Set down the lines from the one containing "Rebuild this chart" to the one containing "const toPts = (vals: number[])", both lines included, exactly as they stand and with no other lines.
-- START Records provided --
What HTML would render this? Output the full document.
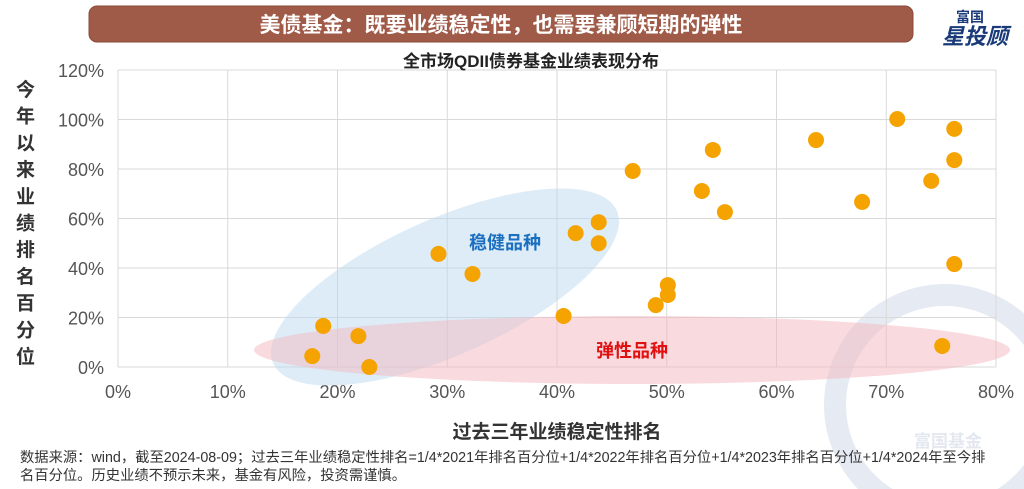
-- END Records provided --
-- START Records provided --
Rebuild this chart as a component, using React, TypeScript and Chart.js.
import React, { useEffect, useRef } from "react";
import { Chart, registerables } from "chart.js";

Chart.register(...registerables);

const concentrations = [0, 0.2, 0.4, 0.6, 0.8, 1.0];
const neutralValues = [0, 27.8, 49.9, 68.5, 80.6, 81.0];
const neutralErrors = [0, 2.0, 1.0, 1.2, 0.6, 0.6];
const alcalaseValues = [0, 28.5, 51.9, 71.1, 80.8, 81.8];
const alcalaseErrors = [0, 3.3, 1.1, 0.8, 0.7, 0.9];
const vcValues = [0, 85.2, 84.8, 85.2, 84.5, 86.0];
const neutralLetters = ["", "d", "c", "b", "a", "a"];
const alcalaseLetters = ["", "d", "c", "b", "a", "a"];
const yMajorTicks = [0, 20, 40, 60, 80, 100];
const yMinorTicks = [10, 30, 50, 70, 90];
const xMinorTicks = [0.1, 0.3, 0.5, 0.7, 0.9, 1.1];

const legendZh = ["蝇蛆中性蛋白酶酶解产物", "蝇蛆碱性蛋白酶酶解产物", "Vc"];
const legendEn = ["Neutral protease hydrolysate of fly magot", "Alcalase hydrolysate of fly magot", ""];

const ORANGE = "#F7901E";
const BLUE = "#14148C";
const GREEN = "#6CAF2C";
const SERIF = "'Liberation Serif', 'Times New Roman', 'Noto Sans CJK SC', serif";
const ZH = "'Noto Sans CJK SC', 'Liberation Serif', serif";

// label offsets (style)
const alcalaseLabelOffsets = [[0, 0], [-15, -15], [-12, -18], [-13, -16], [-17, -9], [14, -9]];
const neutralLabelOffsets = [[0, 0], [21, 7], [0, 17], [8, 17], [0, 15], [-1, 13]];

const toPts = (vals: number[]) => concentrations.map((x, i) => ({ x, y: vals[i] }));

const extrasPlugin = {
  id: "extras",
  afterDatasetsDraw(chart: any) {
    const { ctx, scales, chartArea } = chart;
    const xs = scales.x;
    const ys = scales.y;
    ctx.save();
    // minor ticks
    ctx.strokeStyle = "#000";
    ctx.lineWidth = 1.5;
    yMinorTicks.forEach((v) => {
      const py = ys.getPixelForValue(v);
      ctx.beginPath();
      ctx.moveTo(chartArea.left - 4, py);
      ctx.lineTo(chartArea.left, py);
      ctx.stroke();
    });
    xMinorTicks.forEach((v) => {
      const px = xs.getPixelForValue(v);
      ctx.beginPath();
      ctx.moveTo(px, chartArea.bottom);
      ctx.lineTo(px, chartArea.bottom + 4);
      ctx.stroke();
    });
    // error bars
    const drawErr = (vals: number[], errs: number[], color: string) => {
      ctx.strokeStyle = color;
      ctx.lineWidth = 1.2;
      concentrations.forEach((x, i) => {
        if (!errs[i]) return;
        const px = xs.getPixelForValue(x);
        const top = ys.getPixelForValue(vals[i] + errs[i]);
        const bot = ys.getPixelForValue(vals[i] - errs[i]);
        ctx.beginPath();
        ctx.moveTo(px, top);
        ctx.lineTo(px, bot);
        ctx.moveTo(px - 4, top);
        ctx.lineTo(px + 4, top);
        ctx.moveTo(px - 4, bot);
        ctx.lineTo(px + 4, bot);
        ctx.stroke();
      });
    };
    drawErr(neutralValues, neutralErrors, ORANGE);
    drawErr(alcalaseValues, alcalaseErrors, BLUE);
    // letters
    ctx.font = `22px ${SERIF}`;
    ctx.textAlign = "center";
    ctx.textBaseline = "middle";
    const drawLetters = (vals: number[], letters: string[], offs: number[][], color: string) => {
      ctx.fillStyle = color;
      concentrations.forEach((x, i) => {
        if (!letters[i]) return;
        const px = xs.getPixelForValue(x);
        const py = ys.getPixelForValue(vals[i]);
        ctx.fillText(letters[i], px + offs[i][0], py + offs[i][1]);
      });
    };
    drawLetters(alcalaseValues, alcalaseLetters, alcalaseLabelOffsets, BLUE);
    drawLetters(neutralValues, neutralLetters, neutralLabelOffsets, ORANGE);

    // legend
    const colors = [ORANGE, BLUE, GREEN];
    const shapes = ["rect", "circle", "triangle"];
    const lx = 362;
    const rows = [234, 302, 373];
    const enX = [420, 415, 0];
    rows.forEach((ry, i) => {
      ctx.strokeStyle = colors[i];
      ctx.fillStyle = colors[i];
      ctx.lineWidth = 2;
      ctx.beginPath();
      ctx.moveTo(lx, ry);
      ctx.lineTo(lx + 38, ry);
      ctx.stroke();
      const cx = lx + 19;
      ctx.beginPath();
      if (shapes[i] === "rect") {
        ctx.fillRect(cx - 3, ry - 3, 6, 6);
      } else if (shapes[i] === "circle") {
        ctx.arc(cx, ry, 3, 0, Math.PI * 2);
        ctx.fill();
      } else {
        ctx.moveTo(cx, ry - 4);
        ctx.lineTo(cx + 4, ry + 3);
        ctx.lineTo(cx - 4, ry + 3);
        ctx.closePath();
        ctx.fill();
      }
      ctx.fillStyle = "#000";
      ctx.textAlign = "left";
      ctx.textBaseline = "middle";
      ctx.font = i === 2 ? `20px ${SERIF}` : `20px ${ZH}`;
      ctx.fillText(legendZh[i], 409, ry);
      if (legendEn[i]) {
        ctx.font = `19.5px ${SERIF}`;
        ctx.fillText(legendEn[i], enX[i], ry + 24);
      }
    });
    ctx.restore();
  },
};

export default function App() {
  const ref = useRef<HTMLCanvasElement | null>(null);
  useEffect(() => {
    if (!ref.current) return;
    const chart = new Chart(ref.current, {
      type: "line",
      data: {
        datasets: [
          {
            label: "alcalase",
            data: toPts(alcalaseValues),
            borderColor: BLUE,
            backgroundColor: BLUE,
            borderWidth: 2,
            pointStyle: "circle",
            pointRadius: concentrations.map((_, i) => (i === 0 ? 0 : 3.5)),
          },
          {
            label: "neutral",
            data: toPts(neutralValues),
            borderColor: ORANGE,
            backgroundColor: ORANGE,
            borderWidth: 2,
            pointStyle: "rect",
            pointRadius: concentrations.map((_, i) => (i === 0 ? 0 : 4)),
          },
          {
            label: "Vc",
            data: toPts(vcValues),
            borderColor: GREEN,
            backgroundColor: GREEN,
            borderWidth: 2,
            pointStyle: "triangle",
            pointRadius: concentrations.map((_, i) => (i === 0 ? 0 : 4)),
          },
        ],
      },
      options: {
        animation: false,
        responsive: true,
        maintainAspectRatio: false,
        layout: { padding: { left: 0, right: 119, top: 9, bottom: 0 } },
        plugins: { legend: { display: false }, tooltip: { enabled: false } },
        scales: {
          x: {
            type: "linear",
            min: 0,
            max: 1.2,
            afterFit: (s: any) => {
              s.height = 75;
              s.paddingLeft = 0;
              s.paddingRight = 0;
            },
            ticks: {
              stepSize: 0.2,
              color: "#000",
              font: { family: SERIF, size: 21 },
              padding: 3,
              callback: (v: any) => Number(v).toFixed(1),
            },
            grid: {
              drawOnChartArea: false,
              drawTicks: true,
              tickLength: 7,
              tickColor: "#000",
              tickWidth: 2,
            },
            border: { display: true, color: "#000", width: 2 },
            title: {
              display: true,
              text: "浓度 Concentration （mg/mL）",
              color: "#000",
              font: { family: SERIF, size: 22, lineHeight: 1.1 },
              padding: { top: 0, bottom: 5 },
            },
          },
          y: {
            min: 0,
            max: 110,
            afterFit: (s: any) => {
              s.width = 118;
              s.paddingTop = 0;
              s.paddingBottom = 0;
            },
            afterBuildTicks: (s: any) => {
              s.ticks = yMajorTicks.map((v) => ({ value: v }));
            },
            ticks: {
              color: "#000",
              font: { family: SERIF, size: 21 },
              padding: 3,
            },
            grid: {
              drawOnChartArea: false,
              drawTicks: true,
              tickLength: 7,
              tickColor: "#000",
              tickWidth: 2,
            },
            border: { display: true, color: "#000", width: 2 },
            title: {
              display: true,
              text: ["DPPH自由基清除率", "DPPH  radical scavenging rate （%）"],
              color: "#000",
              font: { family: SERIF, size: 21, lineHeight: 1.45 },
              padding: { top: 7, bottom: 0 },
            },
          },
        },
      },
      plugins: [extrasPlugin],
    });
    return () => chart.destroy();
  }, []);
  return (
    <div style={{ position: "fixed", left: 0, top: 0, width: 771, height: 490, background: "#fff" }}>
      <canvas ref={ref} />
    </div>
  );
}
-- END Records provided --
-- START Records provided --
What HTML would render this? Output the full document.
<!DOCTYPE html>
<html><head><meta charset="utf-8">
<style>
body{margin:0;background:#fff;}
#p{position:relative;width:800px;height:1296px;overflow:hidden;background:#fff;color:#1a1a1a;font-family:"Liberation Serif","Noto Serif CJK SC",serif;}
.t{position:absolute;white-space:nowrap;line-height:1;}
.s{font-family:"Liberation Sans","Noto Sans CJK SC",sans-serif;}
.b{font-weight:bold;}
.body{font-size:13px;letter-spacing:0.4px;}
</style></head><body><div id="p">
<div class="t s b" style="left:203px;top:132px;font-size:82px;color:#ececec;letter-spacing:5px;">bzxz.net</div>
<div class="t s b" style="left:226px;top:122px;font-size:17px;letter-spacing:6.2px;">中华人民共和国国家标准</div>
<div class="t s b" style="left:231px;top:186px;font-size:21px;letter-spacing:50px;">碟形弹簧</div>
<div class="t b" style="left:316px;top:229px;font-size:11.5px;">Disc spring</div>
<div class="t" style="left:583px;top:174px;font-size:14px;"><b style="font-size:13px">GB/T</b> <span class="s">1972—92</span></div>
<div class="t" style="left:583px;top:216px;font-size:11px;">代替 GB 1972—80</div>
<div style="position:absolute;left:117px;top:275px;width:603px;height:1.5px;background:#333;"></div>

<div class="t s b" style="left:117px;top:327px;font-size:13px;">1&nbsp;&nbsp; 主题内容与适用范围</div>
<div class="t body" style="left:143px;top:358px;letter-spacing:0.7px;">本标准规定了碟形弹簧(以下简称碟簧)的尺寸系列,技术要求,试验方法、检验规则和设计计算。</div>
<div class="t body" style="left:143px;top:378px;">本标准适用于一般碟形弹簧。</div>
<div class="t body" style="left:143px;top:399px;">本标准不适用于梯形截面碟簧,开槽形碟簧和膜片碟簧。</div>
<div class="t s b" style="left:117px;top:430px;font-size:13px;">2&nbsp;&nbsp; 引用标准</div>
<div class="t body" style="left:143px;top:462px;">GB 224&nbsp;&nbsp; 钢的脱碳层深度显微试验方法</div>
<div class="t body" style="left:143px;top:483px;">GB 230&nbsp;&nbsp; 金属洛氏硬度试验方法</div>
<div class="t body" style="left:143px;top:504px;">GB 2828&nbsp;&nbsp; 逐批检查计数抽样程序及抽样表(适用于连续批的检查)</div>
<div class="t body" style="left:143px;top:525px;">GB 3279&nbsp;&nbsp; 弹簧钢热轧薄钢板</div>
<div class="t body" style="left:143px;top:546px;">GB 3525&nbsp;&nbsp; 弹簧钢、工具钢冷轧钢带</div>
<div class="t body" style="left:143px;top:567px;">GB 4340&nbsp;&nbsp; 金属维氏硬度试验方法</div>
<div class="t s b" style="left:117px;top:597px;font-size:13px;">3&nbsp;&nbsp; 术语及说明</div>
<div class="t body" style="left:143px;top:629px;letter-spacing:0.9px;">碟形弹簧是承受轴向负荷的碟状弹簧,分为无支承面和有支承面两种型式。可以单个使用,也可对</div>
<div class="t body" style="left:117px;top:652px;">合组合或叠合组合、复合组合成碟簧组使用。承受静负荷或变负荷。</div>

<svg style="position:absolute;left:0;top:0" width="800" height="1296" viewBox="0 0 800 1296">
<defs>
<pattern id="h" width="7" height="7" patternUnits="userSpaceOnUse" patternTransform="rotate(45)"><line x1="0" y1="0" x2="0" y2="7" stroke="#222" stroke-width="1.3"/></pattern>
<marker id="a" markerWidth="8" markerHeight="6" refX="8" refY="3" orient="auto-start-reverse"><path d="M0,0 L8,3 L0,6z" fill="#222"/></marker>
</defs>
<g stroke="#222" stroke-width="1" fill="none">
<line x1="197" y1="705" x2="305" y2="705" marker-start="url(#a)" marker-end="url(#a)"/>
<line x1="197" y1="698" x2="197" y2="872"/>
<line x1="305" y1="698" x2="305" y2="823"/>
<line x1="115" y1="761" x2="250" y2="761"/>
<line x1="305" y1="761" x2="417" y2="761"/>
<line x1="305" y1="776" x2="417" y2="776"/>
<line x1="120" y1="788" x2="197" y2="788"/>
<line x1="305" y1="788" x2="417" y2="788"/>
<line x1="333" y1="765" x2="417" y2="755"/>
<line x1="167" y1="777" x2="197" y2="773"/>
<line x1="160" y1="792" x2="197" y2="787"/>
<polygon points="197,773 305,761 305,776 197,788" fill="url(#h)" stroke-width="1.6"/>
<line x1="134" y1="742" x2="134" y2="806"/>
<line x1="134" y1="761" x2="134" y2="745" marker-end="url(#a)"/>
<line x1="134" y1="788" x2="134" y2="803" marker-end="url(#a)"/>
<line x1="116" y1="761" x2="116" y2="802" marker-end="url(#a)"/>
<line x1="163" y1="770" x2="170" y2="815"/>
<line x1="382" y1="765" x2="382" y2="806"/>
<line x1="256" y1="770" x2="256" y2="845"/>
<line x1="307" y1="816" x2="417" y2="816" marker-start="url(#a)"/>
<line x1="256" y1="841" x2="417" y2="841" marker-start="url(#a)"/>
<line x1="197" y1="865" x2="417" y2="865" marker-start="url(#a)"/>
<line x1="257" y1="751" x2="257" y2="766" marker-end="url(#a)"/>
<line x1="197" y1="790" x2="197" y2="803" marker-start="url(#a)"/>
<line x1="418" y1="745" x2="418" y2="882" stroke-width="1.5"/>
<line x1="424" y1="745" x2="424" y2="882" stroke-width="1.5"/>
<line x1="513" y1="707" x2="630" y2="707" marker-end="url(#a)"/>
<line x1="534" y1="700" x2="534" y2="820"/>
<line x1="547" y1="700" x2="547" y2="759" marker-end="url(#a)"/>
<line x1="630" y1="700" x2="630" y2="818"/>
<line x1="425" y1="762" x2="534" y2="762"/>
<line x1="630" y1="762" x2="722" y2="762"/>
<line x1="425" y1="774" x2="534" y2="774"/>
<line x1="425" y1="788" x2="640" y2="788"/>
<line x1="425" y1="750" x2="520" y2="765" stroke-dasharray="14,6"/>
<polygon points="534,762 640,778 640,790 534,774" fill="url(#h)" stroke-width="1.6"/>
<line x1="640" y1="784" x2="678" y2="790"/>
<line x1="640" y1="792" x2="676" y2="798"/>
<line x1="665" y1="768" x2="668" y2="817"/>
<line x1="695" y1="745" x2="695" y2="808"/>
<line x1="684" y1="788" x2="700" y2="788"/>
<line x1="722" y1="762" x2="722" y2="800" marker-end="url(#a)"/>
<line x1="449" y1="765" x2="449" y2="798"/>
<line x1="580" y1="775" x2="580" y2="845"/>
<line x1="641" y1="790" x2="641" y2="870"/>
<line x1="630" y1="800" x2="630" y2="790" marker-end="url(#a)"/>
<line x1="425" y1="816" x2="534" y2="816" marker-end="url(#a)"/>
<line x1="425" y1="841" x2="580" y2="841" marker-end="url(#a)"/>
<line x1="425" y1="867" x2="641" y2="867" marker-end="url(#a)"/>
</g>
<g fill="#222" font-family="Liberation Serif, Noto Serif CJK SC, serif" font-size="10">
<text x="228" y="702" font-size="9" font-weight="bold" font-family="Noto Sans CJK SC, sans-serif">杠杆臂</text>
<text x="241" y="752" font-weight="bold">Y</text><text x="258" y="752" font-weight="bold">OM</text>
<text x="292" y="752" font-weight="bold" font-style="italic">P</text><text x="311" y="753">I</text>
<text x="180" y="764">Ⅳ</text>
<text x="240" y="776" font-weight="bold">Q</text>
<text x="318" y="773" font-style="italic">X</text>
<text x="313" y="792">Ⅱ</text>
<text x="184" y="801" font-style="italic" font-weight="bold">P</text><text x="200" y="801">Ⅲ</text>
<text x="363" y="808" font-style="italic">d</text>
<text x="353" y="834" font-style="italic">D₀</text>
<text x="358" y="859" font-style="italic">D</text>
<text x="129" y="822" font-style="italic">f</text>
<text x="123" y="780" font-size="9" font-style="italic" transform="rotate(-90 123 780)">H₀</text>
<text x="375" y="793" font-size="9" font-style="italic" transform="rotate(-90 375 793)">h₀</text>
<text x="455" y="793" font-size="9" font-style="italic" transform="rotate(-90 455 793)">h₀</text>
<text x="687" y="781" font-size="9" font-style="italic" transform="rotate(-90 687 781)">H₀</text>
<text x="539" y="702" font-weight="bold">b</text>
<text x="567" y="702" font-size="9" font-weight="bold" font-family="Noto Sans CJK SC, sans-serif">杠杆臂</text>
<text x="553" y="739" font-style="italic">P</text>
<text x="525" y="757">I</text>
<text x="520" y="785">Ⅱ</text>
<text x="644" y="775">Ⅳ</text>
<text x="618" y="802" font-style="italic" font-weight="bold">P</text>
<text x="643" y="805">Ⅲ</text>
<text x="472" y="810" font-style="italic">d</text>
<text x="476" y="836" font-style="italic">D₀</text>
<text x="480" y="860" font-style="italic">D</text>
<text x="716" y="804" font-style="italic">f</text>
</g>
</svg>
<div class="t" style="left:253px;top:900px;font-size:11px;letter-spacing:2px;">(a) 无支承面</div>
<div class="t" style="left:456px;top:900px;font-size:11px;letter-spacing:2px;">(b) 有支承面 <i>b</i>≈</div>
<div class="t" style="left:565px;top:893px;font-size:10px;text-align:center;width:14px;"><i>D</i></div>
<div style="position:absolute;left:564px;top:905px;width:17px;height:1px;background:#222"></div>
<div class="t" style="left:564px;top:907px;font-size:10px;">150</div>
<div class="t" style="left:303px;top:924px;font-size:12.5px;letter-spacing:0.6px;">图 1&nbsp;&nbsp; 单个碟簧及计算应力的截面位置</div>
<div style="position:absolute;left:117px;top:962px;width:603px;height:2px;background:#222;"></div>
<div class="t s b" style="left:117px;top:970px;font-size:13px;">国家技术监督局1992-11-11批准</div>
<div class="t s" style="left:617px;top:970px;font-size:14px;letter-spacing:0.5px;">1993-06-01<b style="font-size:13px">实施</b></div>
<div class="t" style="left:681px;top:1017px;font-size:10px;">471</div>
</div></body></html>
-- END Records provided --
◆ Response to this exercise ◆
Rebuild this chart as a component, using React, TypeScript and Chart.js.
import React, { useEffect, useRef } from "react";
import { Chart, registerables } from "chart.js";

Chart.register(...registerables);

const concentrations = [0, 0.2, 0.4, 0.6, 0.8, 1.0];
const neutralValues = [0, 27.8, 49.9, 68.5, 80.6, 81.0];
const neutralErrors = [0, 2.0, 1.0, 1.2, 0.6, 0.6];
const alcalaseValues = [0, 28.5, 51.9, 71.1, 80.8, 81.8];
const alcalaseErrors = [0, 3.3, 1.1, 0.8, 0.7, 0.9];
const vcValues = [0, 85.2, 84.8, 85.2, 84.5, 86.0];
const neutralLetters = ["", "d", "c", "b", "a", "a"];
const alcalaseLetters = ["", "d", "c", "b", "a", "a"];
const yMajorTicks = [0, 20, 40, 60, 80, 100];
const yMinorTicks = [10, 30, 50, 70, 90];
const xMinorTicks = [0.1, 0.3, 0.5, 0.7, 0.9, 1.1];

const legendZh = ["蝇蛆中性蛋白酶酶解产物", "蝇蛆碱性蛋白酶酶解产物", "Vc"];
const legendEn = ["Neutral protease hydrolysate of fly magot", "Alcalase hydrolysate of fly magot", ""];

const ORANGE = "#F7901E";
const BLUE = "#14148C";
const GREEN = "#6CAF2C";
const SERIF = "'Liberation Serif', 'Times New Roman', 'Noto Sans CJK SC', serif";
const ZH = "'Noto Sans CJK SC', 'Liberation Serif', serif";

// label offsets (style)
const alcalaseLabelOffsets = [[0, 0], [-15, -15], [-12, -18], [-13, -16], [-17, -9], [14, -9]];
const neutralLabelOffsets = [[0, 0], [21, 7], [0, 17], [8, 17], [0, 15], [-1, 13]];

const toPts = (vals: number[]) => concentrations.map((x, i) => ({ x, y: vals[i] }));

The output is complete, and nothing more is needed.